** start **

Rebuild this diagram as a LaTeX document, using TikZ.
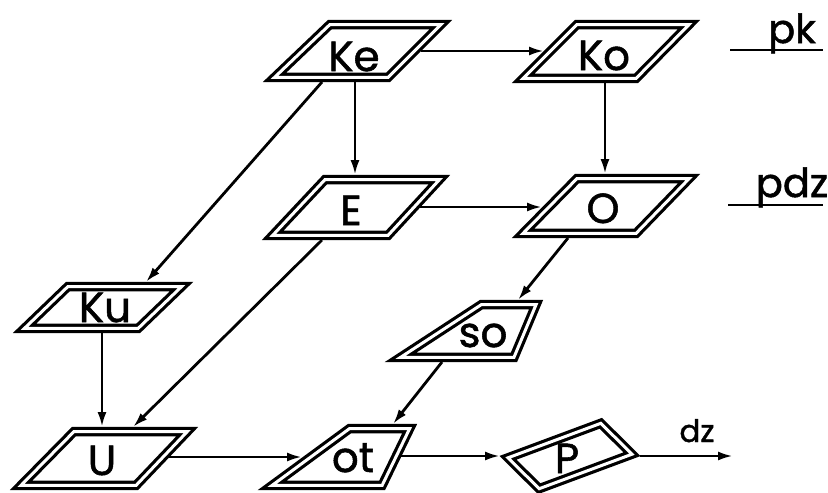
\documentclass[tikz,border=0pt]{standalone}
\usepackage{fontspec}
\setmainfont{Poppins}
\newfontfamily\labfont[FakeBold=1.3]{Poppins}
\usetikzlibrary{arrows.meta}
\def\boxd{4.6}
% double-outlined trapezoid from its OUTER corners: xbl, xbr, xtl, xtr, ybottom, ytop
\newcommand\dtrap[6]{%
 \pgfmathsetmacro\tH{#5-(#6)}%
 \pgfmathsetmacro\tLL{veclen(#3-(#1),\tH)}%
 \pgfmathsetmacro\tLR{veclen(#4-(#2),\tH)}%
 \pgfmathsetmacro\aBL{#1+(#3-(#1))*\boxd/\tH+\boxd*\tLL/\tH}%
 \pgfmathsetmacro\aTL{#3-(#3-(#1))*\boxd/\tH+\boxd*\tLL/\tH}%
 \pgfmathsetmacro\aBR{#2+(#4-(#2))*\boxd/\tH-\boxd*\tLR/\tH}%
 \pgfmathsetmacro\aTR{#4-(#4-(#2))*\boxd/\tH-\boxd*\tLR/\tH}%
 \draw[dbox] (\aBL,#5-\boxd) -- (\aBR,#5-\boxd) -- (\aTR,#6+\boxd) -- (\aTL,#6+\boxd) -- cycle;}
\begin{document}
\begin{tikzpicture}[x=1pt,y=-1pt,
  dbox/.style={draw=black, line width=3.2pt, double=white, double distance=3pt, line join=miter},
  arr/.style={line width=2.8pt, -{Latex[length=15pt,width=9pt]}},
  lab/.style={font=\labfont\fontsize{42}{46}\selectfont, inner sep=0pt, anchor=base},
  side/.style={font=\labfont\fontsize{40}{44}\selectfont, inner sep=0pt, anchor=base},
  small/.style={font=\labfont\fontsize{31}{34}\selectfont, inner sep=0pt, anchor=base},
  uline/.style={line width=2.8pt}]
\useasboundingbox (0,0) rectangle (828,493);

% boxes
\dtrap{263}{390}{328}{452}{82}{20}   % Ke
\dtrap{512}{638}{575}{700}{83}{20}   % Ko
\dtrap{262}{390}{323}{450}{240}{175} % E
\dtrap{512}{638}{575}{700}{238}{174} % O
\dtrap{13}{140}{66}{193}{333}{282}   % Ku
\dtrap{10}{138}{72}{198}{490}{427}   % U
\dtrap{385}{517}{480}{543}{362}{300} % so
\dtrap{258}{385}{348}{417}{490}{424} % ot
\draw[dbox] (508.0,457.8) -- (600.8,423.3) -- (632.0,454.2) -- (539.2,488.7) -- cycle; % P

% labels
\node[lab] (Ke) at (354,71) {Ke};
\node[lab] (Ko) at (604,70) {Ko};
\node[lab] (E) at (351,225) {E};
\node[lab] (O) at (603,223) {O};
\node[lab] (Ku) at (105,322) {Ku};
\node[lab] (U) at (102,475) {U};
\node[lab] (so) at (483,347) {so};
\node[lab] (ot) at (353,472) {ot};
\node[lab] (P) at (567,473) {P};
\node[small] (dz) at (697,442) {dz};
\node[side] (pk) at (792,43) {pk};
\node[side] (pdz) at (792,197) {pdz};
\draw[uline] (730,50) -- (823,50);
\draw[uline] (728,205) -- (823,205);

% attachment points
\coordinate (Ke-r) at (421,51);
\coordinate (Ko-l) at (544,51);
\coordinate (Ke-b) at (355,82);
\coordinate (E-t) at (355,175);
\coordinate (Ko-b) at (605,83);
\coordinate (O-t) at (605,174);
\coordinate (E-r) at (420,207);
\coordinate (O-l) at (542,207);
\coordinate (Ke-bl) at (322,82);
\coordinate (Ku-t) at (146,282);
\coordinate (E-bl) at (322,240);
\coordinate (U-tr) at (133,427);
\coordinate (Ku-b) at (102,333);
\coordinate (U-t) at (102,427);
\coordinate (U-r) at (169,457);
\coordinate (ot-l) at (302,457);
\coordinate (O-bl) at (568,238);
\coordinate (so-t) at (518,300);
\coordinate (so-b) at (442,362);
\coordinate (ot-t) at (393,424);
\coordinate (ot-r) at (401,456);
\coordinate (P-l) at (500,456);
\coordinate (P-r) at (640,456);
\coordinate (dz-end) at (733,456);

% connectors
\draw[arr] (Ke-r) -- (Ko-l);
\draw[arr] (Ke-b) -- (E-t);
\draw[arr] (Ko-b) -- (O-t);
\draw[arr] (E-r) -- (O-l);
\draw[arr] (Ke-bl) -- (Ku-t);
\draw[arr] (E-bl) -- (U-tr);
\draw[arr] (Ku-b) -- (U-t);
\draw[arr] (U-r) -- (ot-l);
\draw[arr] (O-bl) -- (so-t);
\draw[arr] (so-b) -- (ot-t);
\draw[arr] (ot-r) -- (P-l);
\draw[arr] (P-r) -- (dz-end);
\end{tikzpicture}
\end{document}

** end **
** start **

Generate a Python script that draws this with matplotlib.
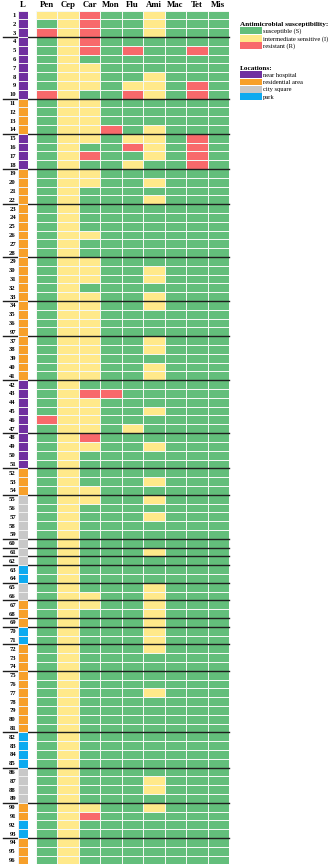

** end **

Task statement. Leave the pictures out and copy exactly the lines from the one with "Rebuild this diagram" through the one with "(0,0) rectangle (828,493);", nothing more.

Exercise solution.
Rebuild this diagram as a LaTeX document, using TikZ.
\documentclass[tikz,border=0pt]{standalone}
\usepackage{fontspec}
\setmainfont{Poppins}
\newfontfamily\labfont[FakeBold=1.3]{Poppins}
\usetikzlibrary{arrows.meta}
\def\boxd{4.6}
% double-outlined trapezoid from its OUTER corners: xbl, xbr, xtl, xtr, ybottom, ytop
\newcommand\dtrap[6]{%
 \pgfmathsetmacro\tH{#5-(#6)}%
 \pgfmathsetmacro\tLL{veclen(#3-(#1),\tH)}%
 \pgfmathsetmacro\tLR{veclen(#4-(#2),\tH)}%
 \pgfmathsetmacro\aBL{#1+(#3-(#1))*\boxd/\tH+\boxd*\tLL/\tH}%
 \pgfmathsetmacro\aTL{#3-(#3-(#1))*\boxd/\tH+\boxd*\tLL/\tH}%
 \pgfmathsetmacro\aBR{#2+(#4-(#2))*\boxd/\tH-\boxd*\tLR/\tH}%
 \pgfmathsetmacro\aTR{#4-(#4-(#2))*\boxd/\tH-\boxd*\tLR/\tH}%
 \draw[dbox] (\aBL,#5-\boxd) -- (\aBR,#5-\boxd) -- (\aTR,#6+\boxd) -- (\aTL,#6+\boxd) -- cycle;}
\begin{document}
\begin{tikzpicture}[x=1pt,y=-1pt,
  dbox/.style={draw=black, line width=3.2pt, double=white, double distance=3pt, line join=miter},
  arr/.style={line width=2.8pt, -{Latex[length=15pt,width=9pt]}},
  lab/.style={font=\labfont\fontsize{42}{46}\selectfont, inner sep=0pt, anchor=base},
  side/.style={font=\labfont\fontsize{40}{44}\selectfont, inner sep=0pt, anchor=base},
  small/.style={font=\labfont\fontsize{31}{34}\selectfont, inner sep=0pt, anchor=base},
  uline/.style={line width=2.8pt}]
\useasboundingbox (0,0) rectangle (828,493);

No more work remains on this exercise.